⟨

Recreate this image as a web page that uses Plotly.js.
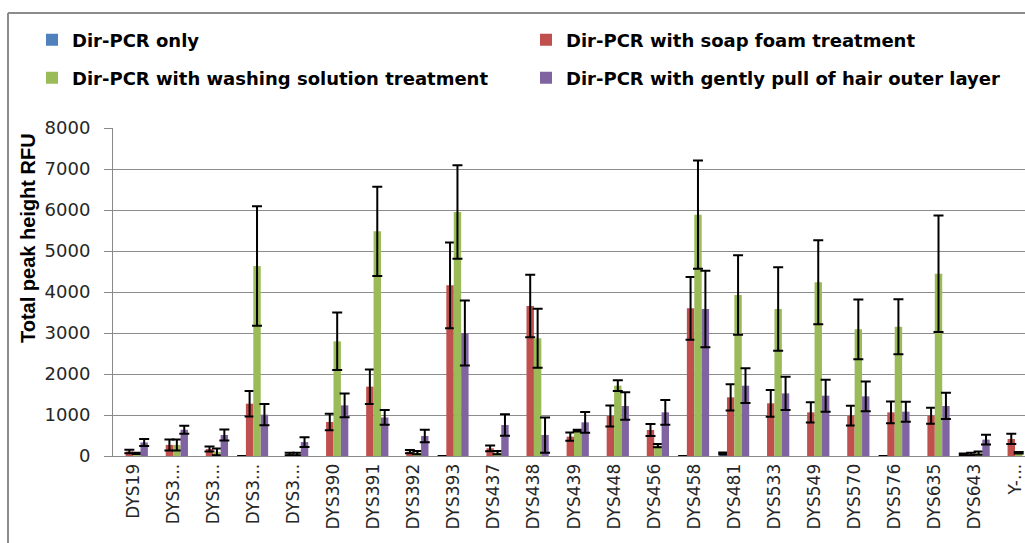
<!DOCTYPE html>
<html><head><meta charset="utf-8">
<script src="https://cdn.plot.ly/plotly-3.0.1.min.js"></script>
<style>html,body{margin:0;padding:0;background:#fff;} #chart{width:1025px;height:543px;}</style>
</head><body><div id="chart"></div>
<script>
const categories = ['DYS19','DYS3...','DYS3...','DYS3...','DYS3...','DYS390','DYS391','DYS392','DYS393','DYS437','DYS438','DYS439','DYS448','DYS456','DYS458','DYS481','DYS533','DYS549','DYS570','DYS576','DYS635','DYS643','Y-...'];
const seriesNames = ['Dir-PCR only','Dir-PCR with soap foam treatment','Dir-PCR with washing solution treatment','Dir-PCR with gently pull of hair outer layer'];
const yTitle = 'Total peak height RFU';
const onlyVals =   [null,null,null,0,null,null,null,null,0,null,null,null,null,null,0,60,null,null,null,0,null,40,null];
const onlyErr =    [null,null,null,0,null,null,null,null,0,null,null,null,null,null,0,25,null,null,null,0,null,20,null];
const soapVals =   [110,270,170,1276,50,830,1691,105,4163,187,3659,472,976,634,3602,1431,1285,1065,984,1065,984,50,415];
const soapErr =    [45,135,60,310,30,200,420,40,1045,70,760,100,255,145,765,320,325,245,240,265,195,30,125];
const washVals =   [65,270,100,4634,50,2797,5480,80,5951,80,2870,618,1715,252,5886,3927,3585,4236,3089,3154,4447,70,80];
const washErr =    [15,135,80,1460,30,700,1090,40,1140,40,720,20,130,40,1320,970,1020,1025,730,670,1420,40,20];
const pullVals =   [330,640,512,1008,340,1236,940,488,3000,756,512,821,1220,1065,3585,1715,1528,1472,1455,1081,1220,400,null];
const pullErr =    [85,100,135,260,120,290,180,155,790,265,430,255,335,300,935,425,405,390,365,245,320,120,null];
const colors = ['#4F81BD','#C0504D','#9BBB59','#8064A2'];

const idx = categories.map((c,i)=>i);
function tr(name, y, err, color, legend){
  return {type:'bar', name:name, x:idx, y:y, marker:{color:color}, legend:legend,
    error_y:{type:'data', array:err, visible:true, color:'#000', thickness:2, width:5}};
}
const data = [
  tr(seriesNames[0], onlyVals, onlyErr, colors[0], 'legend'),
  tr(seriesNames[1], soapVals, soapErr, colors[1], 'legend2'),
  tr(seriesNames[2], washVals, washErr, colors[2], 'legend3'),
  tr(seriesNames[3], pullVals, pullErr, colors[3], 'legend4')
];
const W=912, H=328;
function px(x){return (x-113)/W;}
function py(y){return (456-y)/H;}
const legFont = {family:'DejaVu Sans', size:18, color:'#000', weight:'bold'};
function leg(x, y){
  return {orientation:'h', x:px(x), xanchor:'left', y:py(y), yanchor:'middle', font:legFont, bgcolor:'rgba(0,0,0,0)'};
}
const layout = {
  width:1025, height:543,
  margin:{l:113, r:0, t:128, b:87},
  barmode:'group', bargap:0.26, bargroupgap:0,
  paper_bgcolor:'#fff', plot_bgcolor:'#fff',
  showlegend:true,
  xaxis:{range:[-0.5,22.25], tickmode:'array', tickvals:idx, ticktext:categories, tickangle:-90,
    tickfont:{family:'DejaVu Sans', size:17, color:'#262626'}, showgrid:false, showline:true,
    linecolor:'#888', linewidth:1, ticks:'', zeroline:false, ticklabeloverflow:'allow'},
  yaxis:{range:[0,8000], dtick:1000, tickformat:'d', tickfont:{family:'DejaVu Sans', size:18, color:'#262626'},
    showgrid:true, gridcolor:'#8c8c8c', gridwidth:1, showline:true, linecolor:'#888', linewidth:1,
    ticks:'outside', ticklen:8, tickcolor:'#888', zeroline:false, ticklabelstandoff:10},
  legend:leg(32, 40),
  legend2:leg(526, 40),
  legend3:leg(32, 78),
  legend4:leg(526, 78),
  annotations:[
    {text:'<b>'+yTitle+'</b>', xref:'paper', yref:'paper', x:px(28), y:py(238), xanchor:'center', yanchor:'middle',
     textangle:-90, showarrow:false, font:{family:'Liberation Sans', size:20, color:'#000'}}
  ],
  shapes:[
    {type:'line', xref:'paper', yref:'paper', x0:px(8), x1:px(8), y0:py(13), y1:py(560), line:{color:'#8c8c8c', width:2}},
    {type:'line', xref:'paper', yref:'paper', x0:px(8), x1:px(1040), y0:py(13), y1:py(13), line:{color:'#8c8c8c', width:2}}
  ]
};
Plotly.newPlot('chart', data, layout, {displayModeBar:false, staticPlot:true});
</script></body></html>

⟩

● What you need to do: Return the listing above in full and without alteration, excluding its pictures.

● Answer for this exercise:
Recreate this image as a web page that uses Plotly.js.
<!DOCTYPE html>
<html><head><meta charset="utf-8">
<script src="https://cdn.plot.ly/plotly-3.0.1.min.js"></script>
<style>html,body{margin:0;padding:0;background:#fff;} #chart{width:1025px;height:543px;}</style>
</head><body><div id="chart"></div>
<script>
const categories = ['DYS19','DYS3...','DYS3...','DYS3...','DYS3...','DYS390','DYS391','DYS392','DYS393','DYS437','DYS438','DYS439','DYS448','DYS456','DYS458','DYS481','DYS533','DYS549','DYS570','DYS576','DYS635','DYS643','Y-...'];
const seriesNames = ['Dir-PCR only','Dir-PCR with soap foam treatment','Dir-PCR with washing solution treatment','Dir-PCR with gently pull of hair outer layer'];
const yTitle = 'Total peak height RFU';
const onlyVals =   [null,null,null,0,null,null,null,null,0,null,null,null,null,null,0,60,null,null,null,0,null,40,null];
const onlyErr =    [null,null,null,0,null,null,null,null,0,null,null,null,null,null,0,25,null,null,null,0,null,20,null];
const soapVals =   [110,270,170,1276,50,830,1691,105,4163,187,3659,472,976,634,3602,1431,1285,1065,984,1065,984,50,415];
const soapErr =    [45,135,60,310,30,200,420,40,1045,70,760,100,255,145,765,320,325,245,240,265,195,30,125];
const washVals =   [65,270,100,4634,50,2797,5480,80,5951,80,2870,618,1715,252,5886,3927,3585,4236,3089,3154,4447,70,80];
const washErr =    [15,135,80,1460,30,700,1090,40,1140,40,720,20,130,40,1320,970,1020,1025,730,670,1420,40,20];
const pullVals =   [330,640,512,1008,340,1236,940,488,3000,756,512,821,1220,1065,3585,1715,1528,1472,1455,1081,1220,400,null];
const pullErr =    [85,100,135,260,120,290,180,155,790,265,430,255,335,300,935,425,405,390,365,245,320,120,null];
const colors = ['#4F81BD','#C0504D','#9BBB59','#8064A2'];

const idx = categories.map((c,i)=>i);
function tr(name, y, err, color, legend){
  return {type:'bar', name:name, x:idx, y:y, marker:{color:color}, legend:legend,
    error_y:{type:'data', array:err, visible:true, color:'#000', thickness:2, width:5}};
}
const data = [
  tr(seriesNames[0], onlyVals, onlyErr, colors[0], 'legend'),
  tr(seriesNames[1], soapVals, soapErr, colors[1], 'legend2'),
  tr(seriesNames[2], washVals, washErr, colors[2], 'legend3'),
  tr(seriesNames[3], pullVals, pullErr, colors[3], 'legend4')
];
const W=912, H=328;
function px(x){return (x-113)/W;}
function py(y){return (456-y)/H;}
const legFont = {family:'DejaVu Sans', size:18, color:'#000', weight:'bold'};
function leg(x, y){
  return {orientation:'h', x:px(x), xanchor:'left', y:py(y), yanchor:'middle', font:legFont, bgcolor:'rgba(0,0,0,0)'};
}
const layout = {
  width:1025, height:543,
  margin:{l:113, r:0, t:128, b:87},
  barmode:'group', bargap:0.26, bargroupgap:0,
  paper_bgcolor:'#fff', plot_bgcolor:'#fff',
  showlegend:true,
  xaxis:{range:[-0.5,22.25], tickmode:'array', tickvals:idx, ticktext:categories, tickangle:-90,
    tickfont:{family:'DejaVu Sans', size:17, color:'#262626'}, showgrid:false, showline:true,
    linecolor:'#888', linewidth:1, ticks:'', zeroline:false, ticklabeloverflow:'allow'},
  yaxis:{range:[0,8000], dtick:1000, tickformat:'d', tickfont:{family:'DejaVu Sans', size:18, color:'#262626'},
    showgrid:true, gridcolor:'#8c8c8c', gridwidth:1, showline:true, linecolor:'#888', linewidth:1,
    ticks:'outside', ticklen:8, tickcolor:'#888', zeroline:false, ticklabelstandoff:10},
  legend:leg(32, 40),
  legend2:leg(526, 40),
  legend3:leg(32, 78),
  legend4:leg(526, 78),
  annotations:[
    {text:'<b>'+yTitle+'</b>', xref:'paper', yref:'paper', x:px(28), y:py(238), xanchor:'center', yanchor:'middle',
     textangle:-90, showarrow:false, font:{family:'Liberation Sans', size:20, color:'#000'}}
  ],
  shapes:[
    {type:'line', xref:'paper', yref:'paper', x0:px(8), x1:px(8), y0:py(13), y1:py(560), line:{color:'#8c8c8c', width:2}},
    {type:'line', xref:'paper', yref:'paper', x0:px(8), x1:px(1040), y0:py(13), y1:py(13), line:{color:'#8c8c8c', width:2}}
  ]
};
Plotly.newPlot('chart', data, layout, {displayModeBar:false, staticPlot:true});
</script></body></html>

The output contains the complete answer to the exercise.